I read your feedback. I understood that your main contribution is theoretical (and always thought it is interesting). I increased my overall score though still believe that within the eight page limit your paper could benefit from focusing on the Ising case and only briefly mention the extension to larger alphabets. But of course I know that this means a major change that is probably not feasible. This paper makes an interesting contribution. The problem formulation as l1-regularized logistic regression (in the binary case) and regularized l(2,1)-regularized softmax regression problem (in the general) is, as the authors also acknowledge, well known. The consistency (parametric and structural/sparsistency) analysis is new and improves in certain (small) aspects over previous work. Formally, the improvement over previous work is a slightly better sample complexity (the dependency on the size k of the sample spaces of the variables is only k^4 instead the previously known bound of k^5). Unfortunately, I am lacking the time to check the technical soundness of the paper. All proofs are given in an appendix that I did not read. The presentation, although the proofs are deferred to an appendix, is quite technical. The given outline of the proof is too short (at least for me) to get the underlying ideas. Experiments are only presented for rather small examples (up to 14 variables, up to k=6). Still, it is demonstrated the presented approach does indeed not need the incoherence assumption.

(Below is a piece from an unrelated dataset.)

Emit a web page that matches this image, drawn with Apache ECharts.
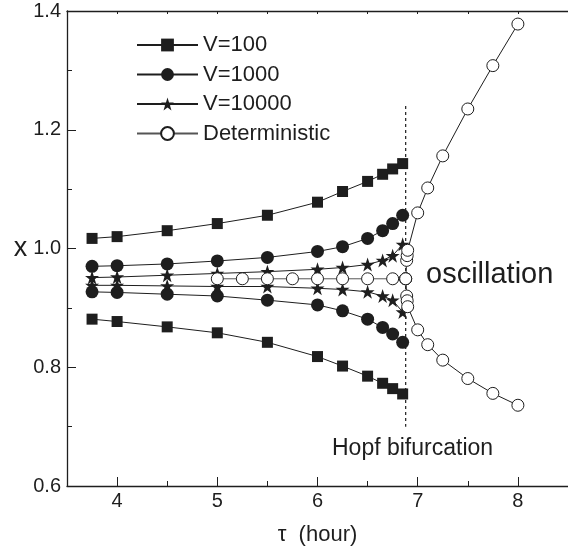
<!DOCTYPE html>
<html>
<head>
<meta charset="utf-8">
<script src="https://cdn.jsdelivr.net/npm/echarts@6/dist/echarts.min.js"></script>
<style>html,body{margin:0;padding:0;background:#fff;}#c{width:568px;height:551px;}</style>
</head>
<body>
<div id="c"></div>
<script>
// ---- data ----
const tauV = [3.75, 4, 4.5, 5, 5.5, 6, 6.25, 6.5, 6.65, 6.75, 6.85];
const v100Upper = [1.017, 1.020, 1.030, 1.042, 1.056, 1.078, 1.096, 1.113, 1.125, 1.134, 1.143];
const v100Lower = [0.881, 0.877, 0.868, 0.858, 0.842, 0.818, 0.802, 0.785, 0.773, 0.764, 0.755];
const v1000Upper = [0.970, 0.971, 0.974, 0.979, 0.985, 0.995, 1.003, 1.017, 1.030, 1.042, 1.056];
const v1000Lower = [0.927, 0.926, 0.923, 0.920, 0.913, 0.905, 0.895, 0.881, 0.867, 0.856, 0.842];
const v10000Upper = [0.951, 0.952, 0.955, 0.958, 0.961, 0.965, 0.968, 0.973, 0.980, 0.988, 1.007];
const v10000Lower = [0.938, 0.938, 0.937, 0.936, 0.936, 0.933, 0.931, 0.927, 0.920, 0.913, 0.893];

const tauDet = [5, 5.25, 5.5, 5.75, 6, 6.25, 6.5, 6.75, 6.88];
const detStable = [0.949, 0.949, 0.949, 0.949, 0.949, 0.949, 0.949, 0.949, 0.949];
const tauBranch = [6.88, 6.89, 6.895, 6.9, 7, 7.1, 7.25, 7.5, 7.75, 8];
const detUpper = [0.949, 0.980, 0.988, 0.997, 1.060, 1.102, 1.156, 1.235, 1.308, 1.378];
const detLower = [0.949, 0.920, 0.912, 0.902, 0.863, 0.838, 0.812, 0.781, 0.756, 0.736];

const hopfTau = [6.88, 6.88];
const hopfX = [1.24, 0.70];

const xMajorTicks = [4, 5, 6, 7, 8];
const xMinorTicks = [3.5, 4.5, 5.5, 6.5, 7.5, 8.5];
const xTopTicks = [4, 4.5, 5, 5.5, 6, 6.5, 7, 7.5, 8];
const yMajorTicks = [0.6, 0.8, 1.0, 1.2, 1.4];
const yMinorTicks = [0.7, 0.9, 1.1, 1.3];

const seriesNames = ['V=100', 'V=1000', 'V=10000', 'Deterministic'];

// ---- chart ----
const zip = (xs, ys) => xs.map((x, i) => [x, ys[i]]);
const FONT = 'Liberation Sans, Arial, Helvetica, sans-serif';
const INK = '#1e1e1e';
const STAR = 'path://M50,0 L61.8,35.3 L98.9,35.3 L69,57.3 L80.3,92.7 L50,70.9 L19.7,92.7 L31,57.3 L1.1,35.3 L38.2,35.3 Z';

function lineSeries(name, data, symbol, size, fill, lineColor) {
  return {
    name: name, type: 'line', data: data,
    symbol: symbol, symbolSize: size, showSymbol: true,
    lineStyle: { color: lineColor || INK, width: 1 },
    itemStyle: { color: fill, borderColor: INK, borderWidth: fill === '#fff' ? 1 : 0 },
    emphasis: { disabled: true },
    animation: false, z: 3
  };
}

const chart = echarts.init(document.getElementById('c'), null, { renderer: 'canvas' });

const axisCommon = {
  type: 'value', gridIndex: 0,
  splitLine: { show: false },
  axisLine: { show: true, onZero: false, lineStyle: { color: INK, width: 1.3 } }
};

chart.setOption({
  backgroundColor: '#fff',
  animation: false,
  textStyle: { fontFamily: FONT },
  grid: { left: 67, top: 11, width: 504, height: 480, containLabel: false },
  legend: {
    data: seriesNames, orient: 'vertical', left: 131, top: 29,
    itemWidth: 61, itemHeight: 16, itemGap: 7.5,
    textStyle: { fontSize: 22, color: INK, fontFamily: FONT },
    selectedMode: false
  },
  xAxis: [
    Object.assign({}, axisCommon, {
      min: 3.5, max: 8.5, position: 'bottom',
      name: 'τ  (hour)', nameLocation: 'middle', nameGap: 38,
      nameTextStyle: { fontSize: 22, color: INK, fontFamily: FONT },
      axisTick: { show: true, inside: true, length: 9, customValues: xMajorTicks, lineStyle: { color: INK } },
      axisLabel: { show: true, customValues: xMajorTicks, fontSize: 20, color: INK, margin: 5, fontFamily: FONT }
    }),
    Object.assign({}, axisCommon, {
      min: 3.5, max: 8.5, position: 'bottom',
      axisLine: { show: false },
      axisTick: { show: true, inside: true, length: 5, customValues: xMinorTicks, lineStyle: { color: INK } },
      axisLabel: { show: false }
    }),
    Object.assign({}, axisCommon, {
      min: 3.5, max: 8.5, position: 'top',
      axisTick: { show: true, inside: true, length: 3, customValues: xTopTicks, lineStyle: { color: INK } },
      axisLabel: { show: false }
    })
  ],
  yAxis: [
    Object.assign({}, axisCommon, {
      min: 0.6, max: 1.4, position: 'left',
      name: 'x', nameLocation: 'middle', nameGap: 27, nameRotate: 0,
      nameTextStyle: { fontSize: 27, color: INK, fontFamily: FONT },
      axisTick: { show: true, inside: true, length: 9, customValues: yMajorTicks, lineStyle: { color: INK } },
      axisLabel: { show: true, customValues: yMajorTicks, fontSize: 20, color: INK, margin: 6, fontFamily: FONT,
        formatter: v => Number(v).toFixed(1) }
    }),
    Object.assign({}, axisCommon, {
      min: 0.6, max: 1.4, position: 'left',
      axisLine: { show: false },
      axisTick: { show: true, inside: true, length: 5, customValues: yMinorTicks, lineStyle: { color: INK } },
      axisLabel: { show: false }
    })
  ],
  series: [
    {
      name: 'hopf', type: 'line', data: zip(hopfTau, hopfX), symbol: 'none',
      lineStyle: { color: INK, width: 1.2, type: [3, 3] }, silent: true, z: 1, animation: false
    },
    lineSeries('V=100', zip(tauV, v100Upper), 'rect', 11, INK),
    lineSeries('V=100', zip(tauV, v100Lower), 'rect', 11, INK),
    lineSeries('V=1000', zip(tauV, v1000Upper), 'circle', 13, INK),
    lineSeries('V=1000', zip(tauV, v1000Lower), 'circle', 13, INK),
    lineSeries('V=10000', zip(tauV, v10000Upper), STAR, 14, INK),
    lineSeries('V=10000', zip(tauV, v10000Lower), STAR, 14, INK),
    lineSeries('Deterministic', zip(tauDet, detStable), 'circle', 12, '#fff', '#555'),
    lineSeries('Deterministic', zip(tauBranch, detUpper), 'circle', 12, '#fff'),
    lineSeries('Deterministic', zip(tauBranch, detLower), 'circle', 12, '#fff')
  ],
  graphic: [
    { type: 'text', left: 426, top: 260, style: { text: 'oscillation', fontSize: 29, fill: INK, fontFamily: FONT } },
    { type: 'text', left: 332, top: 437, style: { text: 'Hopf bifurcation', fontSize: 23, fill: INK, fontFamily: FONT } }
  ]
});
</script>
</body>
</html>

This work tackles the problem of learning the edge weights in general discrete pairwise MRFs, of which the classical Ising model is a particular instance (when the nodes have cardinality k = 2). A steady body of work has recently addressed this problem and made strides towards structure learning with efficient sample and time complexity. The paper contributes algorithms to learn both the structure of Ising models (using l_1 constrained logistic regression) and the general case (k > 2, using l_{2,1} constrained logistic regression). These algorithms are theoretically shown to improve upon the sample complexity of the state-of-the-art. Further theoretical results show that, when the presented mirror descent algorithm is used during optimization, the time complexity of learning may be made competitive with the state-of-the-art without sacrificing statistical guarantees. The theoretical results are supported with several experiments, which soundly show that the presented algorithms outperform the state-of-the-art in sample complexity and work with fewer model assumptions than other previous works. The paper is well written and the results contribute steady progress towards more efficiently solving this particular problem. As expected, the paper is very theoretical, but the authors did an excellent job of both keeping the main paper readable while doing further heavy lifting in the supplementary. Furthermore, the extra content in the supplementary was very helpful as a whole (e.g., Section A was very comprehensive, the extra experiments were appreciated, and the breakdown of the proofs was well done).